What I particularly picked up from Lang was his use of language, the force of his language. He had hugely long arms, as if they were concertinaed. They’d come out at you as he talked. He had the celluloid collar and the gold chain, and that big jaw, and he’d say, ‘Mr Keating, I’m telling you this’, and he’d lean across the table with a look that would bore a hole in you. He was then 87 or 88. There was no one like him then.

He used to say to me, ‘Always put your money on self-interest, son. He’s the best horse in the race; always a trier.’

KOB: I did an interview with you in 1986 where you described how you learned from Lang to be hard in your judgements. What did you mean by that?
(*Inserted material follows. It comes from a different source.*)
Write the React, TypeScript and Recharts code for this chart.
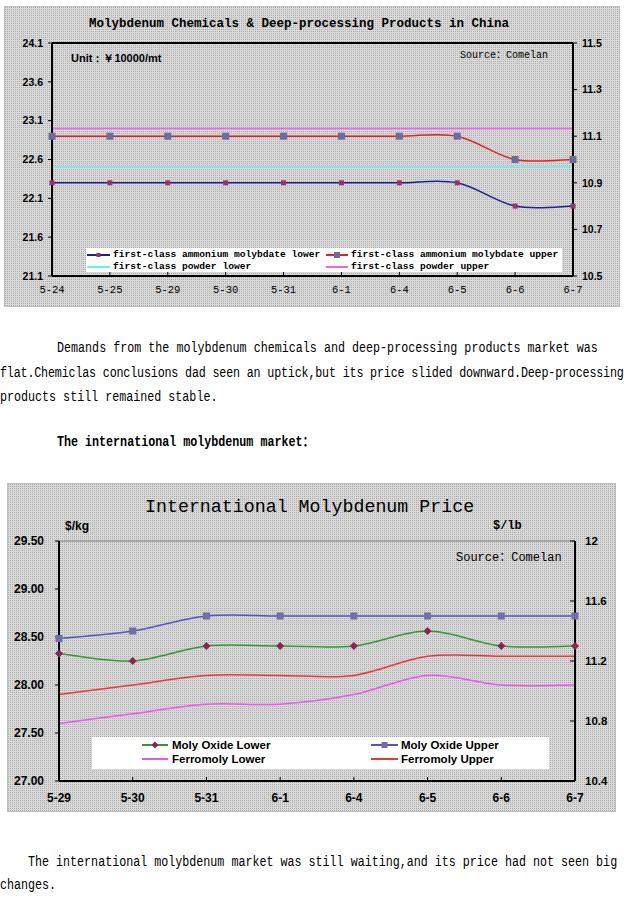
import { Line, LineChart, ReferenceLine, XAxis, YAxis } from "recharts";

const MONO = '"Liberation Mono", "Noto Sans CJK SC", monospace';
const SANS = '"Liberation Sans", Arial, sans-serif';
const PATTERN = {
  backgroundColor: "#cdcdcd",
  backgroundImage:
    "url(\"data:image/svg+xml;utf8,<svg xmlns='http://www.w3.org/2000/svg' width='2' height='2'><rect width='2' height='2' fill='%23d9d9d9'/><rect width='1' height='1' fill='%23ababab'/></svg>\")",
  backgroundSize: "2px 2px",
};

// chart 1: China, ammonium molybdate on the right axis, powder on the left
const chinaDates = ["5-24", "5-25", "5-29", "5-30", "5-31", "6-1", "6-4", "6-5", "6-6", "6-7"];
const ammoniumLower = [10.9, 10.9, 10.9, 10.9, 10.9, 10.9, 10.9, 10.9, 10.8, 10.8];
const ammoniumUpper = [11.1, 11.1, 11.1, 11.1, 11.1, 11.1, 11.1, 11.1, 11.0, 11.0];
const powderLower = [22.5, 22.5, 22.5, 22.5, 22.5, 22.5, 22.5, 22.5, 22.5, 22.5];
const powderUpper = [23.0, 23.0, 23.0, 23.0, 23.0, 23.0, 23.0, 23.0, 23.0, 23.0];
const chinaLeftTicks = [21.1, 21.6, 22.1, 22.6, 23.1, 23.6, 24.1];
const chinaRightTicks = [10.5, 10.7, 10.9, 11.1, 11.3, 11.5];

// chart 2: international, ferromoly in $/kg (left), moly oxide in $/lb (right)
const intlDates = ["5-29", "5-30", "5-31", "6-1", "6-4", "6-5", "6-6", "6-7"];
const oxideLower = [11.25, 11.2, 11.3, 11.3, 11.3, 11.4, 11.3, 11.3];
const oxideUpper = [11.35, 11.4, 11.5, 11.5, 11.5, 11.5, 11.5, 11.5];
const ferroLower = [27.6, 27.7, 27.8, 27.8, 27.9, 28.1, 28.0, 28.0];
const ferroUpper = [27.9, 28.0, 28.1, 28.1, 28.1, 28.3, 28.3, 28.3];
const intlLeftTicks = [27, 27.5, 28, 28.5, 29, 29.5];
const intlRightTicks = [10.4, 10.8, 11.2, 11.6, 12];

const chinaData = chinaDates.map((date, i) => ({
  date,
  ammoniumLower: ammoniumLower[i],
  ammoniumUpper: ammoniumUpper[i],
  powderLower: powderLower[i],
  powderUpper: powderUpper[i],
}));

const intlData = intlDates.map((date, i) => ({
  date,
  oxideLower: oxideLower[i],
  oxideUpper: oxideUpper[i],
  ferroLower: ferroLower[i],
  ferroUpper: ferroUpper[i],
}));

type Series = {
  key: string;
  name: string;
  color: string;
  axis: "left" | "right";
  marker?: "square" | "diamond";
  markerColor?: string;
  markerSize?: number;
};

const chinaSeries: Series[] = [
  { key: "ammoniumLower", name: "first-class ammonium molybdate lower", color: "#1e1e9a", axis: "right", marker: "square", markerColor: "#993366", markerSize: 5 },
  { key: "ammoniumUpper", name: "first-class ammonium molybdate upper", color: "#e02222", axis: "right", marker: "square", markerColor: "#6c6c9e", markerSize: 7 },
  { key: "powderLower", name: "first-class powder lower", color: "#66eeee", axis: "left" },
  { key: "powderUpper", name: "first-class powder upper", color: "#ee66ee", axis: "left" },
];

const intlSeries: Series[] = [
  { key: "oxideLower", name: "Moly Oxide Lower", color: "#339933", axis: "right", marker: "diamond", markerColor: "#8b2252", markerSize: 8 },
  { key: "oxideUpper", name: "Moly Oxide Upper", color: "#5555c0", axis: "right", marker: "square", markerColor: "#7070a8", markerSize: 7 },
  { key: "ferroLower", name: "Ferromoly Lower", color: "#ee55ee", axis: "left" },
  { key: "ferroUpper", name: "Ferromoly Upper", color: "#e83a3a", axis: "left" },
];

// Excel-like smoothed line (Catmull-Rom through the points, so it overshoots a little)
function excelSmooth(context: any) {
  let pts: number[][] = [];
  return {
    areaStart() {},
    areaEnd() {},
    lineStart() {
      pts = [];
    },
    lineEnd() {
      const n = pts.length;
      if (!n) return;
      context.moveTo(pts[0][0], pts[0][1]);
      if (n === 1) {
        context.lineTo(pts[0][0], pts[0][1]);
        return;
      }
      for (let i = 0; i < n - 1; i++) {
        const p0 = pts[Math.max(i - 1, 0)];
        const p1 = pts[i];
        const p2 = pts[i + 1];
        const p3 = pts[Math.min(i + 2, n - 1)];
        context.bezierCurveTo(
          p1[0] + (p2[0] - p0[0]) / 6,
          p1[1] + (p2[1] - p0[1]) / 6,
          p2[0] - (p3[0] - p1[0]) / 6,
          p2[1] - (p3[1] - p1[1]) / 6,
          p2[0],
          p2[1]
        );
      }
    },
    point(x: number, y: number) {
      pts.push([+x, +y]);
    },
  };
}

function Marker({ kind, x, y, size, fill }: { kind?: string; x: number; y: number; size: number; fill: string }) {
  const h = size / 2;
  if (kind === "diamond") {
    return <polygon points={`${x},${y - h} ${x + h},${y} ${x},${y + h} ${x - h},${y}`} fill={fill} />;
  }
  return <rect x={x - h} y={y - h} width={size} height={size} fill={fill} />;
}

function dotFor(s: Series) {
  if (!s.marker) return false;
  return (p: any) => (
    <g key={`${s.key}-${p.index}`}>
      {p.cx != null && <Marker kind={s.marker} x={p.cx} y={p.cy} size={s.markerSize || 6} fill={s.markerColor || s.color} />}
    </g>
  );
}

function LegendKey({ s, x, y, sampleW, textX, font }: { s: Series; x: number; y: number; sampleW: number; textX: number; font: any }) {
  return (
    <>
      <svg width={sampleW} height={10} style={{ position: "absolute", left: x, top: y - 5 }}>
        <line x1={0} y1={5} x2={sampleW} y2={5} stroke={s.color} strokeWidth={2} />
        {s.marker && <Marker kind={s.marker} x={sampleW / 2} y={5} size={(s.markerSize || 6) - 1} fill={s.markerColor || s.color} />}
      </svg>
      <div style={{ position: "absolute", left: textX, top: y - 7, lineHeight: "14px", whiteSpace: "nowrap", ...font }}>{s.name}</div>
    </>
  );
}

function abs(left: number, top: number, extra: any = {}) {
  return { position: "absolute" as const, left, top, whiteSpace: "nowrap" as const, ...extra };
}

function ChinaChart() {
  const legendFont = { fontFamily: MONO, fontSize: 9.6, color: "#000", fontWeight: 700 };
  return (
    <div style={{ position: "absolute", left: 4, top: 6, width: 616, height: 301, boxSizing: "border-box", border: "1px solid #c0c0c0", ...PATTERN }}>
      <LineChart width={614} height={299} data={chinaData} margin={{ top: 36, right: 0, bottom: 0, left: 0 }}>
        <XAxis
          dataKey="date"
          interval={0}
          height={30}
          tickSize={-4}
          tickMargin={14}
          axisLine={{ stroke: "#000", strokeWidth: 2 }}
          tickLine={{ stroke: "#000" }}
          tick={{ fill: "#000", fontSize: 10.5, fontFamily: MONO }}
        />
        <YAxis
          yAxisId="left"
          width={47}
          domain={[21.1, 24.1]}
          ticks={chinaLeftTicks}
          interval={0}
          tickSize={4}
          tickMargin={5}
          tickFormatter={(v: number) => v.toFixed(1)}
          axisLine={{ stroke: "#000", strokeWidth: 2 }}
          tickLine={{ stroke: "#000" }}
          tick={{ fill: "#000", fontSize: 10.5, fontFamily: SANS, fontWeight: 700 }}
        />
        <YAxis
          yAxisId="right"
          orientation="right"
          width={46}
          domain={[10.5, 11.5]}
          ticks={chinaRightTicks}
          interval={0}
          tickSize={4}
          tickMargin={5}
          tickFormatter={(v: number) => v.toFixed(1)}
          axisLine={{ stroke: "#000", strokeWidth: 2 }}
          tickLine={{ stroke: "#000" }}
          tick={{ fill: "#000", fontSize: 10.5, fontFamily: SANS, fontWeight: 700 }}
        />
        <ReferenceLine yAxisId="left" y={24.1} stroke="#000" strokeWidth={2} />
        {chinaSeries.map((s) => (
          <Line
            key={s.key}
            yAxisId={s.axis}
            dataKey={s.key}
            name={s.name}
            type={excelSmooth as any}
            stroke={s.color}
            strokeWidth={1.5}
            dot={dotFor(s) as any}
            activeDot={false}
            isAnimationActive={false}
          />
        ))}
      </LineChart>
      <div style={abs(84, 9, { fontFamily: MONO, fontSize: 12.5, fontWeight: 700, lineHeight: "16px", letterSpacing: 0 })}>
        Molybdenum Chemicals &amp; Deep-processing Products in China
      </div>
      <div style={abs(66, 44, { fontFamily: SANS, fontSize: 11, fontWeight: 700, lineHeight: "14px" })}>Unit：￥10000/mt</div>
      <div style={abs(455, 42, { fontFamily: MONO, fontSize: 10, lineHeight: "14px" })}>Source：Comelan</div>
      <div style={{ position: "absolute", left: 81, top: 241, width: 476, height: 24, background: "#fff" }}>
        <LegendKey s={chinaSeries[0]} x={1} y={7} sampleW={23} textX={27} font={legendFont} />
        <LegendKey s={chinaSeries[1]} x={240} y={7} sampleW={22} textX={265} font={legendFont} />
        <LegendKey s={chinaSeries[2]} x={1} y={19} sampleW={23} textX={27} font={legendFont} />
        <LegendKey s={chinaSeries[3]} x={240} y={19} sampleW={22} textX={265} font={legendFont} />
      </div>
    </div>
  );
}

function IntlChart() {
  const legendFont = { fontFamily: SANS, fontSize: 11.5, color: "#000", fontWeight: 700 };
  return (
    <div style={{ position: "absolute", left: 7, top: 483, width: 609, height: 329, boxSizing: "border-box", border: "1px solid #c0c0c0", ...PATTERN }}>
      <LineChart width={607} height={327} data={intlData} margin={{ top: 57, right: 0, bottom: 0, left: 0 }}>
        <XAxis
          dataKey="date"
          interval={0}
          height={30}
          tickSize={-4}
          tickMargin={16}
          axisLine={{ stroke: "#000", strokeWidth: 2 }}
          tickLine={{ stroke: "#000" }}
          tick={{ fill: "#000", fontSize: 12, fontFamily: SANS, fontWeight: 700 }}
        />
        <YAxis
          yAxisId="left"
          width={51}
          domain={[27, 29.5]}
          ticks={intlLeftTicks}
          interval={0}
          tickSize={4}
          tickMargin={11}
          tickFormatter={(v: number) => v.toFixed(2)}
          axisLine={{ stroke: "#000", strokeWidth: 2 }}
          tickLine={{ stroke: "#000" }}
          tick={{ fill: "#000", fontSize: 12, fontFamily: SANS, fontWeight: 700 }}
        />
        <YAxis
          yAxisId="right"
          orientation="right"
          width={40}
          domain={[10.4, 12]}
          ticks={intlRightTicks}
          interval={0}
          tickSize={-5}
          tickMargin={15}
          tickFormatter={(v: number) => String(v)}
          axisLine={{ stroke: "#000", strokeWidth: 2 }}
          tickLine={{ stroke: "#000" }}
          tick={{ fill: "#000", fontSize: 11.5, fontFamily: SANS, fontWeight: 700 }}
        />
        <ReferenceLine yAxisId="left" y={29.5} stroke="#808080" strokeWidth={1} />
        {intlSeries.map((s) => (
          <Line
            key={s.key}
            yAxisId={s.axis}
            dataKey={s.key}
            name={s.name}
            type={excelSmooth as any}
            stroke={s.color}
            strokeWidth={1.5}
            dot={dotFor(s) as any}
            activeDot={false}
            isAnimationActive={false}
          />
        ))}
      </LineChart>
      <div style={abs(137, 12, { fontFamily: MONO, fontSize: 18.3, lineHeight: "22px" })}>International Molybdenum Price</div>
      <div style={abs(57, 35, { fontFamily: SANS, fontSize: 12, fontWeight: 700, lineHeight: "14px" })}>$/kg</div>
      <div style={abs(485, 35, { fontFamily: MONO, fontSize: 12, fontWeight: 700, lineHeight: "14px" })}>$/lb</div>
      <div style={abs(448, 67, { fontFamily: MONO, fontSize: 12, lineHeight: "14px" })}>Source：Comelan</div>
      <div style={{ position: "absolute", left: 84, top: 253, width: 457, height: 32, background: "#fff" }}>
        <LegendKey s={intlSeries[0]} x={50} y={8} sampleW={26} textX={80} font={legendFont} />
        <LegendKey s={intlSeries[1]} x={279} y={8} sampleW={27} textX={309} font={legendFont} />
        <LegendKey s={intlSeries[2]} x={50} y={22} sampleW={26} textX={80} font={legendFont} />
        <LegendKey s={intlSeries[3]} x={279} y={22} sampleW={27} textX={309} font={legendFont} />
      </div>
    </div>
  );
}

function TextLine({ x, y, children, spacing = 0, bold = false }: { x: number; y: number; children: any; spacing?: number; bold?: boolean }) {
  return (
    <div
      style={abs(x, y - 8, {
        fontFamily: MONO,
        fontSize: 11.7,
        lineHeight: "16px",
        letterSpacing: spacing,
        fontWeight: bold ? 700 : 400,
        color: "#000",
        transform: "scaleY(1.2)",
        transformOrigin: "left center",
      })}
    >
      {children}
    </div>
  );
}

export default function App() {
  return (
    <div style={{ position: "absolute", left: 0, top: 0, width: 624, height: 915, background: "#fff", overflow: "hidden" }}>
      <ChinaChart />
      <TextLine x={57} y={348} spacing={0.01}>
        Demands from the molybdenum chemicals and deep-processing products market was
      </TextLine>
      <TextLine x={0} y={373} spacing={-0.16}>
        flat.Chemiclas conclusions dad seen an uptick,but its price slided downward.Deep-processing
      </TextLine>
      <TextLine x={0} y={397}>products still remained stable.</TextLine>
      <TextLine x={57} y={442} bold>The international molybdenum market：</TextLine>
      <IntlChart />
      <TextLine x={28} y={862}>
        The international molybdenum market was still waiting,and its price had not seen big
      </TextLine>
      <TextLine x={0} y={885}>changes.</TextLine>
    </div>
  );
}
PJK: Lang once said to me, ‘One of your problems, Mr Keating, is you take people at their word. This is a business where duplicity is the order of the day. Look for the best in people by all means, but keep a sceptical eye peeled for what they are saying to you and what they really mean. What you should look for is the support of the earnest people. There will be a lot whose support you will never have. But you will never be anyone until you have a reasonable stock of enemies.’ It’s the issues that sort people out. It’s just so true, because having enemies worries some people. For me, it’s a badge of honour. It’s never worried me that a group of people would not have a bar of me. And that’s the way Lang conducted his life.

Even so, I never really took that kind of almost morbid cynicism on board as an operating principle. I always found better in people in public life, and if you go through a caucus like I did for nearly 30 years, you’ve got to build coalitions and friendships with people. So there are people you trust. I never subscribed to the solitary school, that you’re on your own and only on your own, but I did subscribe to the fact that you’ve got to look at what is said to you and look behind it. You have to end up being a good judge of character and a good judge of what is really being said to you, as well as a good listener.

People may be members of a political party, but they get to Parliament in their own right. It’s like a team with a captain but the members of a team earn their place independently, so to stitch together majorities in Parliament continually, you’ve got to look at people to see what their interests are, what things they have in common, what natural point of agreement you have with them, or points of disagreement.